Monday, February 29, 2016

Fighting Bacteria With Viruses

When doctors told Christophe Novou that his leg would have to be amputated at the hip due to a raging bacterial infection, the 47-year-old Frenchman thought about killing himself.

After surviving a crippling traffic accident and dozens of operations to repair the damage, to him life in a wheelchair just did not seem worth living.

That's when an article about a clinic in Georgia offering an obscure treatment for hard-to-treat infections using live virus -- something called phage therapy -- caught his eye. 

Within hours, he was on a plane to Tblisi.

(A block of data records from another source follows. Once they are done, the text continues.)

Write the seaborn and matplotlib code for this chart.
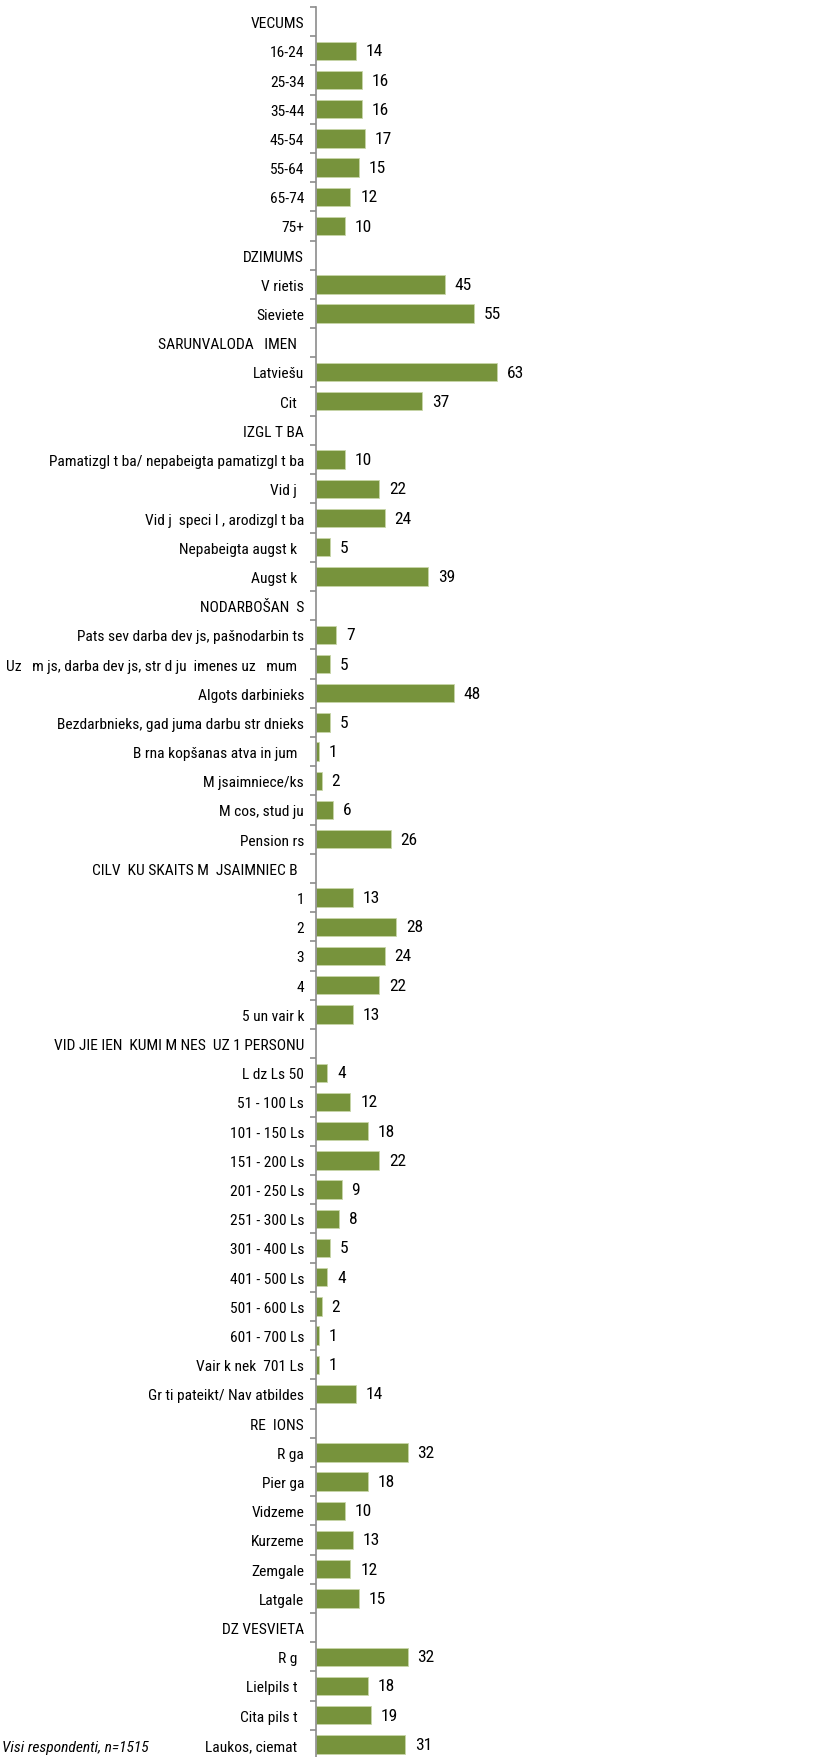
import matplotlib
matplotlib.use("Agg")
import matplotlib.pyplot as plt
import seaborn as sns
import numpy as np
import pandas as pd

sns.set_style("white")
# narrow face first, plain sans faces as fall-back
plt.rcParams['font.family'] = ['Roboto Condensed', 'Archivo Narrow', 'PT Sans Narrow',
                               'Liberation Sans', 'DejaVu Sans']

# category labels as they appear in the chart (missing glyphs kept as blanks)
labels = [
    "VECUMS", "16-24", "25-34", "35-44", "45-54", "55-64", "65-74", "75+",
    "DZIMUMS", "V rietis", "Sieviete",
    "SARUNVALODA   IMEN  ", "Latviešu", "Cit  ",
    "IZGL T BA", "Pamatizgl t ba/ nepabeigta pamatizgl t ba", "Vid j  ",
    "Vid j  speci l , arodizgl t ba", "Nepabeigta augst k  ", "Augst k  ",
    "NODARBOŠAN  S", "Pats sev darba dev js, pašnodarbin ts",
    "Uz   m js, darba dev js, str d ju  imenes uz   mum  ",
    "Algots darbinieks", "Bezdarbnieks, gad juma darbu str dnieks",
    "B rna kopšanas atva in jum  ", "M jsaimniece/ks", "M cos, stud ju",
    "Pension rs",
    "CILV  KU SKAITS M  JSAIMNIEC B  ", "1", "2", "3", "4", "5 un vair k",
    "VID JIE IEN  KUMI M NES  UZ 1 PERSONU", "L dz Ls 50", "51 - 100 Ls",
    "101 - 150 Ls", "151 - 200 Ls", "201 - 250 Ls", "251 - 300 Ls",
    "301 - 400 Ls", "401 - 500 Ls", "501 - 600 Ls", "601 - 700 Ls",
    "Vair k nek  701 Ls", "Gr ti pateikt/ Nav atbildes",
    "RE  IONS", "R ga", "Pier ga", "Vidzeme", "Kurzeme", "Zemgale", "Latgale",
    "DZ VESVIETA", "R g  ", "Lielpils t  ", "Cita pils t  ", "Laukos, ciemat  ",
]

# percentages (None = section header row)
values = [
    None, 14, 16, 16, 17, 15, 12, 10,
    None, 45, 55,
    None, 63, 37,
    None, 10, 22, 24, 5, 39,
    None, 7, 5, 48, 5, 1, 2, 6, 26,
    None, 13, 28, 24, 22, 13,
    None, 4, 12, 18, 22, 9, 8, 5, 4, 2, 1, 1, 14,
    None, 32, 18, 10, 13, 12, 15,
    None, 32, 18, 19, 31,
]

note = "Visi respondenti, n=1515"

df = pd.DataFrame({"label": labels, "value": np.array(values, dtype=float)})

W, H = 834, 1758
fig = plt.figure(figsize=(W / 100, H / 100), dpi=100)
ax = fig.add_axes([316 / W, -2 / H, 1 - 316 / W, 1752 / H])

sns.barplot(data=df, x="value", y="label", order=labels, orient="h",
            color="#77933C", width=0.63, errorbar=None, saturation=1,
            edgecolor="#c8d6a8", linewidth=0.6, ax=ax)

ax.set_xlim(0, 180.5)
ax.set_ylim(len(labels) - 0.5, -0.5)
ax.set_xlabel("")
ax.set_ylabel("")
ax.xaxis.set_visible(False)
for s in ["top", "right", "bottom"]:
    ax.spines[s].set_visible(False)
ax.spines["left"].set_color("#8c8c8c")
ax.spines["left"].set_linewidth(1.2)

ax.set_yticks(np.arange(len(labels)))
ax.set_yticklabels(labels, fontsize=13, color="black")
ax.set_yticks(np.arange(len(labels) + 1) - 0.5, minor=True)
ax.tick_params(axis="y", which="major", length=0, pad=8.5)
ax.tick_params(axis="y", which="minor", length=4, width=1.2, color="#8c8c8c", left=True)

# shrink the font until the longest label fits left of the axis
fig.canvas.draw()
r = fig.canvas.get_renderer()
widest = max(t.get_window_extent(r).width for t in ax.get_yticklabels())
fs = min(14, 13 * 298 / widest)
for t in ax.get_yticklabels():
    t.set_fontsize(fs)

for i, v in enumerate(df["value"]):
    if not np.isnan(v):
        ax.annotate(f"{int(v)}", (v, i), xytext=(7, 0), textcoords="offset points",
                    va="center", ha="left", fontsize=max(fs, 12.5), color="black")

fig.text(2 / W, 1 - 1748 / H, note, ha="left", va="center",
         fontsize=fs, style="italic", color="black")

fig.savefig("out.png", dpi=100)
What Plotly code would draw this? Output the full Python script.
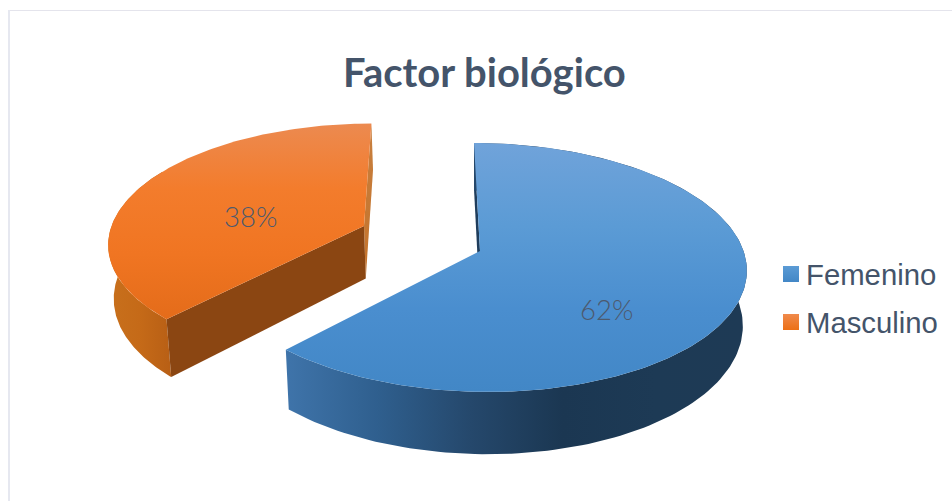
import numpy as np
import plotly.graph_objects as go

# ---- data ----
categories = ["Femenino", "Masculino"]
values = [62, 38]
chart_title = "Factor biológico"

# ---- perspective projection of the pie (style/geometry constants) ----
W, H = 952, 501
X0, Y0 = 480.0, 251.0      # screen position of the pie centre
A, B, C, K = 263.5, -89.0, -6.8, 0.1325
DEPTH = 54.0
SHRINK = 0.985
EXPLODE = [(0.0, 0.0), (-0.447, 0.21)]
U_SCALE = [1.0, 0.985]
ORANGE_WALL_END = 300      # the rest of that wall faces away from the viewer


def top(u, v):
    d = 1 + K * v
    return X0 + (A * u + C * v) / d, (Y0 + B * v) / d


def bottom(u, v):
    x, y = top(u, v)
    return X0 + (x - X0) * SHRINK, y + DEPTH / (1 + K * v)


def rim(theta0, theta1, off, su=1.0, n=160):
    t = np.radians(np.linspace(theta0, theta1, n))
    return off[0] + su * np.sin(t), off[1] + np.cos(t)


def poly(xs, ys, grad, colors, name):
    # vertical gradients are listed top to bottom; plotly paints them bottom to top
    if grad == "vertical":
        colors = colors[::-1]
    scale = [[i / (len(colors) - 1), c] for i, c in enumerate(colors)]
    return go.Scatter(
        x=list(xs), y=list(ys), mode="lines", fill="toself", name=name,
        line=dict(width=0), showlegend=False, hoverinfo="skip",
        fillgradient=dict(type=grad, colorscale=scale),
    )


total = sum(values)
ang = np.cumsum([0] + [v / total * 360 for v in values])
traces = []

# Femenino
o, su = EXPLODE[0], U_SCALE[0]
t0, t1 = ang[0], ang[1]
ax, ay = top(*o)
bx, by = bottom(*o)
rx, ry = top(o[0], o[1] + 1)
qx, qy = bottom(o[0], o[1] + 1)
traces.append(poly([ax, rx, qx, bx], [ay, ry, qy, by], "vertical", ["#1f3d5c", "#1f3d5c"], "Femenino cara"))
u, v = rim(t0, t1, o, su)
tx, ty = top(u, v)
dx, dy = bottom(u, v)
traces.append(poly(np.r_[tx, dx[::-1]], np.r_[ty, dy[::-1]], "horizontal",
                   ["#3f74aa", "#2f5f8e", "#25486c", "#1b3752", "#1d3a55", "#1e3a55"], "Femenino lado"))
traces.append(poly(np.r_[ax, tx], np.r_[ay, ty], "vertical",
                   ["#70a3da", "#5b9bd5", "#4a8ecf", "#4287c6"], "Femenino"))

# Masculino
o, su = EXPLODE[1], U_SCALE[1]
t0, t1 = ang[1], ang[2]
ax, ay = top(*o)
bx, by = bottom(*o)
u, v = rim(t0, t1, o, su)
tx, ty = top(u, v)
dx, dy = bottom(u, v)
traces.append(poly([ax, tx[-1], dx[-1], bx], [ay, ty[-1], dy[-1], by], "vertical",
                   ["#c8803f", "#c4722a"], "Masculino cara 2"))
uw, vw = rim(t0, ORANGE_WALL_END, o, su)
wx, wy = top(uw, vw)
ex, ey = bottom(uw, vw)
traces.append(poly(np.r_[wx, ex[::-1]], np.r_[wy, ey[::-1]], "horizontal",
                   ["#c8701c", "#c56a18", "#b85f15"], "Masculino lado"))
traces.append(poly([ax, tx[0], dx[0], bx], [ay, ty[0], dy[0], by], "vertical",
                   ["#8b4612", "#8b4612"], "Masculino cara"))
traces.append(poly(np.r_[ax, tx], np.r_[ay, ty], "vertical",
                   ["#ec8a50", "#f37c2c", "#f07522", "#e46c1a"], "Masculino"))

fig = go.Figure(traces)

annotations = [
    dict(x=606, y=309, text=f"{values[0]}%", showarrow=False,
         font=dict(family="Lato", size=27.5, color="#4d5a6e", weight=300)),
    dict(x=250, y=216, text=f"{values[1]}%", showarrow=False,
         font=dict(family="Lato", size=27.5, color="#4d5a6e", weight=300)),
    dict(x=484, y=72, text=f"<b>{chart_title}</b>", showarrow=False,
         font=dict(family="Lato", size=40, color="#44546a")),
]

# Legend rows
legend_y = [274, 322]
legend_colors = [("#5b9bd5", "#4287c6"), ("#f08a4c", "#ec7016")]
for name, yy, (c1, c2) in zip(categories, legend_y, legend_colors):
    fig.add_trace(go.Scatter(
        x=[791], y=[yy], mode="markers", showlegend=False, hoverinfo="skip",
        marker=dict(symbol="square", size=16, color=c1, line=dict(width=0),
                    gradient=dict(type="vertical", color=c2)),
    ))
    annotations.append(dict(x=804, y=yy, text=name, xanchor="left", showarrow=False,
                            font=dict(family="Liberation Sans", size=29.3, color="#44546a")))

fig.update_layout(
    width=W, height=H, autosize=False,
    margin=dict(l=0, r=0, t=0, b=0),
    paper_bgcolor="white", plot_bgcolor="white",
    showlegend=False,
    xaxis=dict(range=[0, W], visible=False, fixedrange=True),
    yaxis=dict(range=[H, 0], visible=False, fixedrange=True),
    annotations=annotations,
    shapes=[
        dict(type="line", x0=9, x1=W, y0=10.5, y1=10.5, line=dict(color="#e4e4ec", width=1), layer="below"),
        dict(type="line", x0=9, x1=9, y0=10, y1=H, line=dict(color="#e6e8f0", width=2), layer="below"),
    ],
)
fig.write_html("out.html", config={"displayModeBar": False},
               post_script="document.body.style.margin='0';document.body.style.overflow='hidden';")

"Without it, I wouldn't be here," Novou told AFP on the sidelines of a conference in Paris about the mostly forgotten therapy, which remains marginal outside a few former Soviet bloc countries. 

The treatment harnesses viruses called phages to attack and kill dangerous bacteria, including "superbugs" which have become progressively resistant to antibiotics.

You can read the rest @
http://news.yahoo.com/fighting-infections-viruses-antibiotics-fail-092102629.html

What a cool idea. Hope it works.

I wonder why US medicine is not doing something similar? Perhaps this is the reason why:

Pharmaceutical companies have shown little interest in phage therapy, in large part because viruses cannot be patented, according to participants at the Paris conference.

"The laboratories have turned their back on this because the return on investment is just too small," said Jean Carlet, an expert on infectious diseases and a consultant for the WHO.

What plans do our doctors have for fighting infections in the post antibiotic age? My guess is "none at all", especially if there is no profit in doing so.